Friday, March 28, 2008

Quitting Teaching

BBC News
16 April 2000

This was eight years ago. You can see how things have not improved much. Teacher salaries are still low, especially when you compare teacher wages in England to other careers. Discipline in British schools is not important, but trivial things that make the school look good, not make students learn, are very important to schools. This is what it is like to teach in England.

Andrew Riddles has been a secondary school history teacher for six years. Here he explains why he is walking away from the profession to start a new career.
Last week, a very nice man offered me a job.


Not a high ranking job, not a head of department role, not a post with huge responsibilities.

In fact I am now to be termed a "junior". To be exact I will be a junior HTML hand-coder, one of these new media careers of which we read so much.

It is more grandiose than it sounds, but considering that I am entering this new career with no qualifications or experience I was surprised to be offered a salary which is pretty much the same as the salary I earn now.

And this is after six years in the teaching profession.

With shares options, bonuses, health care and free soft drinks, I will be better off on my first day in my new career than after dedicating most of my 20s to being a secondary school teacher.

'I am leaving for myself'

I used to have a dream that when I eventually left teaching I would make a grand gesture to some final professional insult during a staff meeting.

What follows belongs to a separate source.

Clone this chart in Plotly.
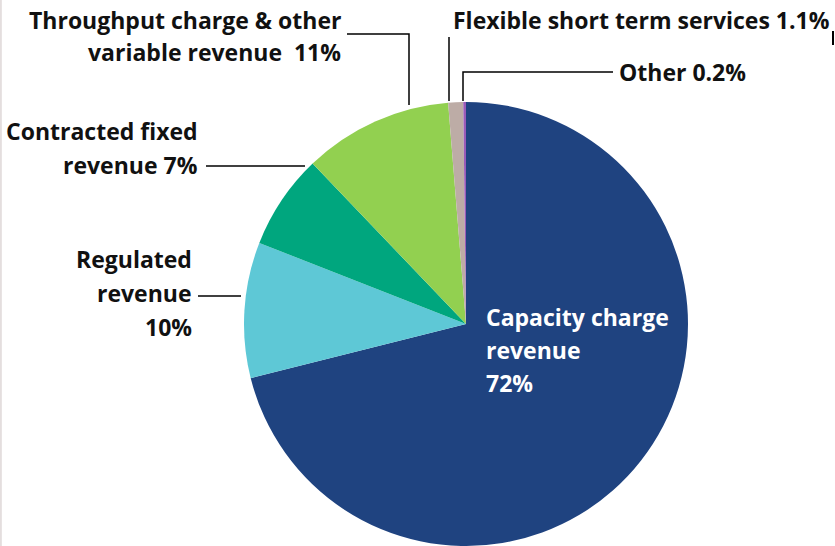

But now the decision time has come it is nothing so complex, nor heroic. I am leaving for myself and nothing more or better than that.

I cannot pretend that the new earning potential is not a major reason for leaving teaching.

But along with the increasing penury if I stayed in the teaching profession, I could have also looked forward to an increased workload, which can make unacceptable demands on teachers' personal time.

Persecution

Nor can I hope to understand the way in which we treat children.

Childhood is meant to be in some way precious and we believe that children need to be protected, whilst having instilled in them a sense of right and wrong and a intellectual basis for their futures.

Why is it, then, that I have to tell students - good, hard-working students who are under a huge amount of school-based and external pressure - to go home to change their black socks for white ones to conform to school uniform rules? What do they gain from that?

An appalling number of students I have taught have escaped persecution or war in other countries. Several I know have seen their parents die, violently or otherwise.

I can no longer send such children home in disgrace to change their socks.

Moral conscience

This is just one example. The list of ludicrous and bafflingly irrelevant orders I issue to intelligent young people on a daily basis is beyond the number I would expect to come out with whilst chairing a moderately lengthy game of "Simon says".

We continually tell children how to behave and how essentially "childish" they are, and then we tell them that they have to take the examinations which determine what they will do for the rest of their lives.

Failure is unacceptable. As time has passed I have moved from feeling uneasy with this to feeling morally opposed to it.

And so off I go, into a new career where the workload is probably just as heavy, but where I hope I will not be bullied and will not have to bully anyone else into working.

I hope to be able do my job, and just my job, not spending more time on pointless admin tasks than on my designated role.

I will be paid properly. And best of all, I will be respected.